• Your goal: Write the data out again exactly, with no pictures.

•••

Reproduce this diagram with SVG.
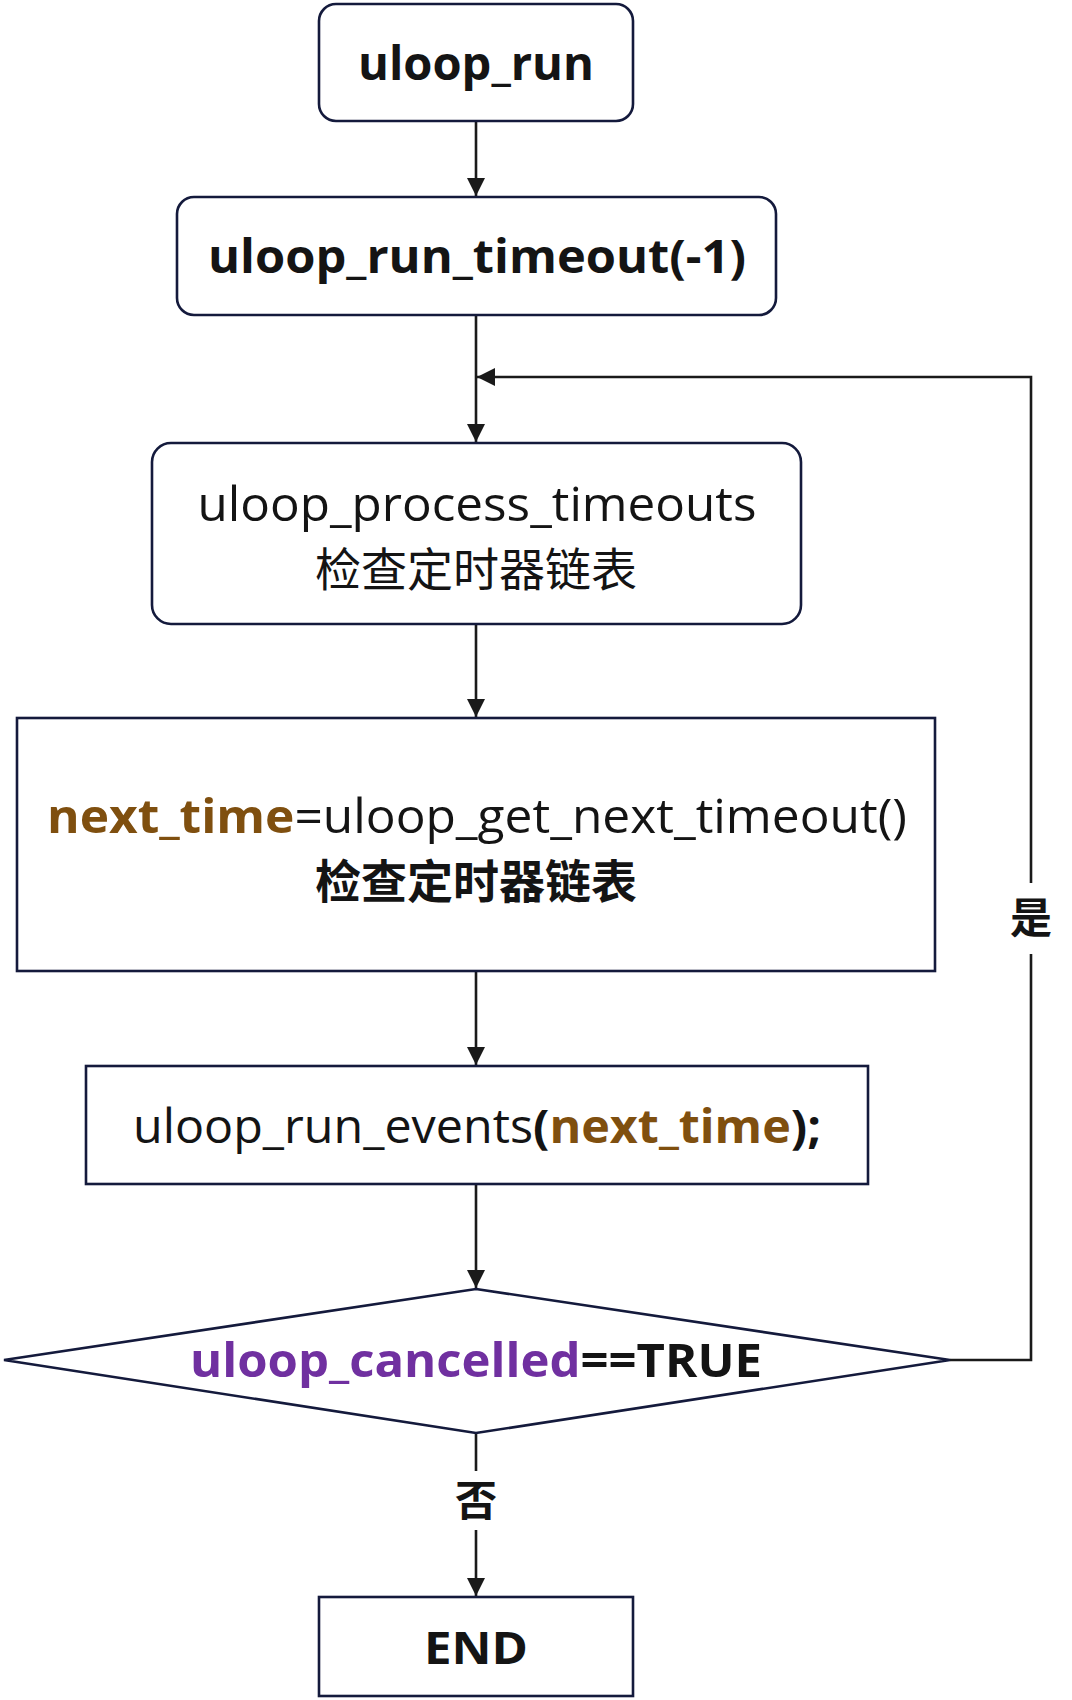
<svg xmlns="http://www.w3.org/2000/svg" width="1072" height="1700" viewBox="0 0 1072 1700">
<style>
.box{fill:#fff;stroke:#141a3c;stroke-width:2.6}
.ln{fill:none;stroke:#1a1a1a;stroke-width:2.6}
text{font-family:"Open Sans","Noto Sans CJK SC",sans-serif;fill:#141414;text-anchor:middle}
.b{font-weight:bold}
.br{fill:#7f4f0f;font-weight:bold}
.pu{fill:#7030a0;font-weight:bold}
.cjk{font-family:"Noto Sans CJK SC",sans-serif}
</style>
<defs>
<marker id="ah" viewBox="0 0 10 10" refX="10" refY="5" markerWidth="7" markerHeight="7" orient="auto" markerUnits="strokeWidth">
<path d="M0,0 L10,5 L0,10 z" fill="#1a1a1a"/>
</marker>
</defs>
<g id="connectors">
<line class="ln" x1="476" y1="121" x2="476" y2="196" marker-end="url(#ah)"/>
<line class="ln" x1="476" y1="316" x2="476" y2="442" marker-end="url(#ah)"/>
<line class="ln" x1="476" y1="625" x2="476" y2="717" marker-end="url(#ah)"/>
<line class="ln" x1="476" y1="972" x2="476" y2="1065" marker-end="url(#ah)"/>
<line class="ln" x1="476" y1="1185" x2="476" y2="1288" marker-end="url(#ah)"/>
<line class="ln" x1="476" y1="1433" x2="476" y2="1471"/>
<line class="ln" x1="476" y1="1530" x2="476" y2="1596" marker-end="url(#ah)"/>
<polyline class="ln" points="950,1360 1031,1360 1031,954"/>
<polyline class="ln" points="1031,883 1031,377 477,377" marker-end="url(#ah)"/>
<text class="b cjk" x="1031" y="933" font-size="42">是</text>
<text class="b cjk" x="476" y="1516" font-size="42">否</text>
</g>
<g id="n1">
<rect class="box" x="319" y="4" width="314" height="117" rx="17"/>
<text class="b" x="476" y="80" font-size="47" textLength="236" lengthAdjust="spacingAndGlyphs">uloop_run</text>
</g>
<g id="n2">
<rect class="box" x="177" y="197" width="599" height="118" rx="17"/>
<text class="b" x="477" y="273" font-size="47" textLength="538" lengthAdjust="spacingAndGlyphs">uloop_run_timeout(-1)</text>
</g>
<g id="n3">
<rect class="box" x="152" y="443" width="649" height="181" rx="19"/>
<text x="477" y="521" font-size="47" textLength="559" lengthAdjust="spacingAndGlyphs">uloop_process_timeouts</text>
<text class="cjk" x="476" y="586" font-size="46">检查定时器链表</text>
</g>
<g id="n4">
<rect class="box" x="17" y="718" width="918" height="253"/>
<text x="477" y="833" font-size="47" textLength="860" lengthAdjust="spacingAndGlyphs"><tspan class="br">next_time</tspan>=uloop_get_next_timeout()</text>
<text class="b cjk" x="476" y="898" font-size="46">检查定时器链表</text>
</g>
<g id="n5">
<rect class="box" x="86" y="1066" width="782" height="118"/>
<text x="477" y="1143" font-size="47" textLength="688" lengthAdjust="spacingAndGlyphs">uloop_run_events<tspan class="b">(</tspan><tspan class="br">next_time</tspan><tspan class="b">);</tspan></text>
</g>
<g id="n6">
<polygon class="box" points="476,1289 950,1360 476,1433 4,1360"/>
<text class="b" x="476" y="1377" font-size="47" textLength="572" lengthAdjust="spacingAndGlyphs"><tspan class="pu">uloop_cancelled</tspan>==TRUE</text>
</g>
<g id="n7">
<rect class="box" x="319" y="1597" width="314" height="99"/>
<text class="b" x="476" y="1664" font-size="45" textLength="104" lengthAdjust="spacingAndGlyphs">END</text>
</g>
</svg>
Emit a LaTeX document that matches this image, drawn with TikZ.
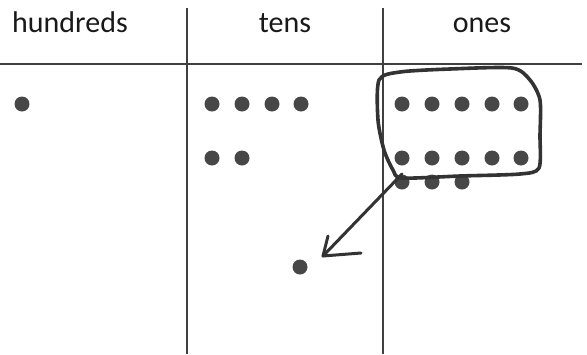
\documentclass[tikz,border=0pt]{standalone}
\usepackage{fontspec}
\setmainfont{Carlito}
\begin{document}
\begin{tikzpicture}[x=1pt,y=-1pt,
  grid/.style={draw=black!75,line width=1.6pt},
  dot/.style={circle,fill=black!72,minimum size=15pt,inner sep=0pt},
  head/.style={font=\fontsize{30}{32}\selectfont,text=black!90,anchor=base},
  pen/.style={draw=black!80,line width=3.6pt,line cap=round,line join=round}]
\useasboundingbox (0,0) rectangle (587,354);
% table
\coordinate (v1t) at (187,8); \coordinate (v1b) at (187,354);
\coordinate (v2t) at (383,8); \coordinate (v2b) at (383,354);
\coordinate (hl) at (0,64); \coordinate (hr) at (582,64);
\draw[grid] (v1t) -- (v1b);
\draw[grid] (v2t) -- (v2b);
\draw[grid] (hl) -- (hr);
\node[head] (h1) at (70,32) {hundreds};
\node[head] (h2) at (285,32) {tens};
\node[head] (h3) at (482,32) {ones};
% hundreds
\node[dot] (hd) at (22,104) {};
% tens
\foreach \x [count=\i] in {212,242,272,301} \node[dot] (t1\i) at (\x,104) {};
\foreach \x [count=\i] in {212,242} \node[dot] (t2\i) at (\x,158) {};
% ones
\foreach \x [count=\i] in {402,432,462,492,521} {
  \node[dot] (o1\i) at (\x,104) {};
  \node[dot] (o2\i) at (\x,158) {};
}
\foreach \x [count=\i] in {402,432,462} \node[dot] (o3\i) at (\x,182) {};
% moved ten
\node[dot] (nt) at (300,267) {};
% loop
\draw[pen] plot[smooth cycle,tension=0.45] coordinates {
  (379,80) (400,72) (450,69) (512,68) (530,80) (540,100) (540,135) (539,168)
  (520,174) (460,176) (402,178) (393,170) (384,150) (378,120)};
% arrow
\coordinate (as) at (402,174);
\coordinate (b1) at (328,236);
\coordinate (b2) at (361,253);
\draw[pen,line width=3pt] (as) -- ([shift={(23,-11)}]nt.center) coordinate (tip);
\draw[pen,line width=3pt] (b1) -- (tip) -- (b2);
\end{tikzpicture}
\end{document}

•••

• Solution below:
Reproduce this diagram with SVG.
<svg xmlns="http://www.w3.org/2000/svg" width="1072" height="1700" viewBox="0 0 1072 1700">
<style>
.box{fill:#fff;stroke:#141a3c;stroke-width:2.6}
.ln{fill:none;stroke:#1a1a1a;stroke-width:2.6}
text{font-family:"Open Sans","Noto Sans CJK SC",sans-serif;fill:#141414;text-anchor:middle}
.b{font-weight:bold}
.br{fill:#7f4f0f;font-weight:bold}
.pu{fill:#7030a0;font-weight:bold}
.cjk{font-family:"Noto Sans CJK SC",sans-serif}
</style>
<defs>
<marker id="ah" viewBox="0 0 10 10" refX="10" refY="5" markerWidth="7" markerHeight="7" orient="auto" markerUnits="strokeWidth">
<path d="M0,0 L10,5 L0,10 z" fill="#1a1a1a"/>
</marker>
</defs>
<g id="connectors">
<line class="ln" x1="476" y1="121" x2="476" y2="196" marker-end="url(#ah)"/>
<line class="ln" x1="476" y1="316" x2="476" y2="442" marker-end="url(#ah)"/>
<line class="ln" x1="476" y1="625" x2="476" y2="717" marker-end="url(#ah)"/>
<line class="ln" x1="476" y1="972" x2="476" y2="1065" marker-end="url(#ah)"/>
<line class="ln" x1="476" y1="1185" x2="476" y2="1288" marker-end="url(#ah)"/>
<line class="ln" x1="476" y1="1433" x2="476" y2="1471"/>
<line class="ln" x1="476" y1="1530" x2="476" y2="1596" marker-end="url(#ah)"/>
<polyline class="ln" points="950,1360 1031,1360 1031,954"/>
<polyline class="ln" points="1031,883 1031,377 477,377" marker-end="url(#ah)"/>
<text class="b cjk" x="1031" y="933" font-size="42">是</text>
<text class="b cjk" x="476" y="1516" font-size="42">否</text>
</g>
<g id="n1">
<rect class="box" x="319" y="4" width="314" height="117" rx="17"/>
<text class="b" x="476" y="80" font-size="47" textLength="236" lengthAdjust="spacingAndGlyphs">uloop_run</text>
</g>
<g id="n2">
<rect class="box" x="177" y="197" width="599" height="118" rx="17"/>
<text class="b" x="477" y="273" font-size="47" textLength="538" lengthAdjust="spacingAndGlyphs">uloop_run_timeout(-1)</text>
</g>
<g id="n3">
<rect class="box" x="152" y="443" width="649" height="181" rx="19"/>
<text x="477" y="521" font-size="47" textLength="559" lengthAdjust="spacingAndGlyphs">uloop_process_timeouts</text>
<text class="cjk" x="476" y="586" font-size="46">检查定时器链表</text>
</g>
<g id="n4">
<rect class="box" x="17" y="718" width="918" height="253"/>
<text x="477" y="833" font-size="47" textLength="860" lengthAdjust="spacingAndGlyphs"><tspan class="br">next_time</tspan>=uloop_get_next_timeout()</text>
<text class="b cjk" x="476" y="898" font-size="46">检查定时器链表</text>
</g>
<g id="n5">
<rect class="box" x="86" y="1066" width="782" height="118"/>
<text x="477" y="1143" font-size="47" textLength="688" lengthAdjust="spacingAndGlyphs">uloop_run_events<tspan class="b">(</tspan><tspan class="br">next_time</tspan><tspan class="b">);</tspan></text>
</g>
<g id="n6">
<polygon class="box" points="476,1289 950,1360 476,1433 4,1360"/>
<text class="b" x="476" y="1377" font-size="47" textLength="572" lengthAdjust="spacingAndGlyphs"><tspan class="pu">uloop_cancelled</tspan>==TRUE</text>
</g>
<g id="n7">
<rect class="box" x="319" y="1597" width="314" height="99"/>
<text class="b" x="476" y="1664" font-size="45" textLength="104" lengthAdjust="spacingAndGlyphs">END</text>
</g>
</svg>
Emit a LaTeX document that matches this image, drawn with TikZ.
\documentclass[tikz,border=0pt]{standalone}
\usepackage{fontspec}
\setmainfont{Carlito}
\begin{document}
\begin{tikzpicture}[x=1pt,y=-1pt,
  grid/.style={draw=black!75,line width=1.6pt},
  dot/.style={circle,fill=black!72,minimum size=15pt,inner sep=0pt},
  head/.style={font=\fontsize{30}{32}\selectfont,text=black!90,anchor=base},
  pen/.style={draw=black!80,line width=3.6pt,line cap=round,line join=round}]
\useasboundingbox (0,0) rectangle (587,354);
% table
\coordinate (v1t) at (187,8); \coordinate (v1b) at (187,354);
\coordinate (v2t) at (383,8); \coordinate (v2b) at (383,354);
\coordinate (hl) at (0,64); \coordinate (hr) at (582,64);
\draw[grid] (v1t) -- (v1b);
\draw[grid] (v2t) -- (v2b);
\draw[grid] (hl) -- (hr);
\node[head] (h1) at (70,32) {hundreds};
\node[head] (h2) at (285,32) {tens};
\node[head] (h3) at (482,32) {ones};
% hundreds
\node[dot] (hd) at (22,104) {};
% tens
\foreach \x [count=\i] in {212,242,272,301} \node[dot] (t1\i) at (\x,104) {};
\foreach \x [count=\i] in {212,242} \node[dot] (t2\i) at (\x,158) {};
% ones
\foreach \x [count=\i] in {402,432,462,492,521} {
  \node[dot] (o1\i) at (\x,104) {};
  \node[dot] (o2\i) at (\x,158) {};
}
\foreach \x [count=\i] in {402,432,462} \node[dot] (o3\i) at (\x,182) {};
% moved ten
\node[dot] (nt) at (300,267) {};
% loop
\draw[pen] plot[smooth cycle,tension=0.45] coordinates {
  (379,80) (400,72) (450,69) (512,68) (530,80) (540,100) (540,135) (539,168)
  (520,174) (460,176) (402,178) (393,170) (384,150) (378,120)};
% arrow
\coordinate (as) at (402,174);
\coordinate (b1) at (328,236);
\coordinate (b2) at (361,253);
\draw[pen,line width=3pt] (as) -- ([shift={(23,-11)}]nt.center) coordinate (tip);
\draw[pen,line width=3pt] (b1) -- (tip) -- (b2);
\end{tikzpicture}
\end{document}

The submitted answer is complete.